Standard functionality 
Typical implementations allow a user to do the following:
- Type in text using a keyboard
- When keys are pressed, the text appears where the caret is. Some very simple text boxes may not show a caret, which would suggest that new characters typed in will appear at the end of the current text.
- Navigate and select portions of text
- Using a mouse:
- Change the caret position by clicking the desired point with a mouse cursor;
- Select a portion of text by pressing the main mouse button while pointing the cursor at one end of the desired part of the text and dragging the cursor to the other end while holding the button pressed.
- Using the keyboard:
- Pressing arrow keys changes caret position by one character or line (in multiline text boxes);
- Pressing Home/End keys (Microsoft's Windows OS) or Command-left arrow/Command-right arrow (Apple's Mac OS) moves the caret to the beginning/end of the line;
- Pressing Page Up/Down moves the caret a page (the number of lines that can be displayed in the text box at a time) backward/forward (Windows) or moves the scrollbar thumb a page backward/forward without changing the caret position (Mac OS);
- Holding the Ctrl key (Windows) while pressing arrow keys or Home/End keys makes the caret move at larger steps - e.g. words or paragraphs or beginning/end of document;
- Holding the Option key (Mac OS) while pressing arrows moves the caret whole words or paragraphs;
- Holding the Command key while pressing up or down arrows (Mac OS) or Holding the Ctrl key while pressing home/end (Windows) moves the caret to the beginning or end of the document;
- Holding the shift key while changing the caret position with a mouse or keyboard selects the text between the caret position from when shift was first pressed and its current position.
- Using a mouse:
- Edit the text (enable changing the text already entered)
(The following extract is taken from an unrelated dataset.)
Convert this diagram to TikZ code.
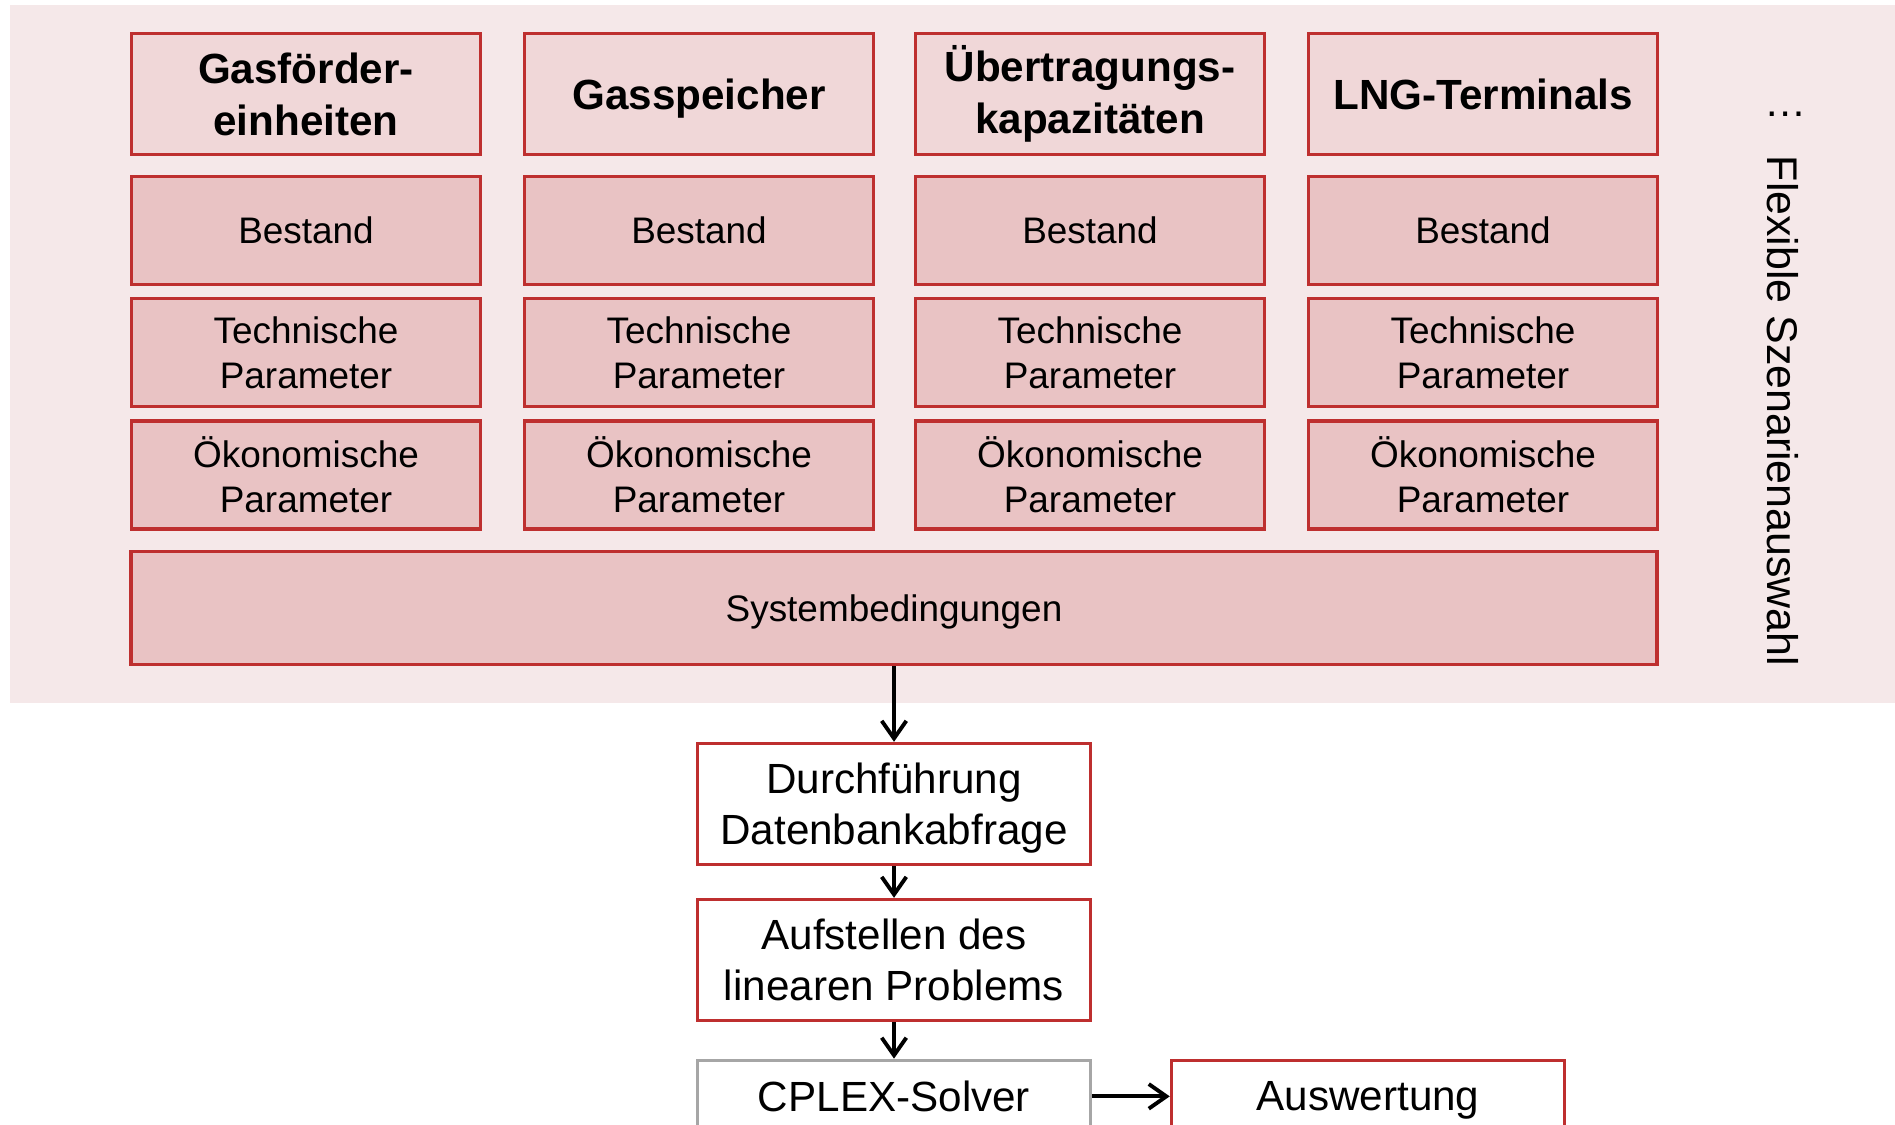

- Work in insert or overwrite mode, typically switched using Insert key. In insert mode if there is a character to the right of the caret, the new character will be inserted before it, while in overwrite mode typing a new character will replace (overwrite) the character to the right of the caret position.
- Typing in a text while some part of the text already entered is selected will replace the selected text.
- Delete/Backspace keys remove one character right/left of current caret position, while pressing them together with the Ctrl or command key removes one word.
- Edit the text using standard clipboard operations.
- Undo/Redo changes with Ctrl+Z/Ctrl+Y (Windows) or command-Z/command-shift-Z (Mac OS)
The keys indicated relate to the text box widget in Microsoft Windows and Mac OS X; similar if not identical keyboard bindings exist under the X Window System and other systems, and typically follow the same scheme as Windows.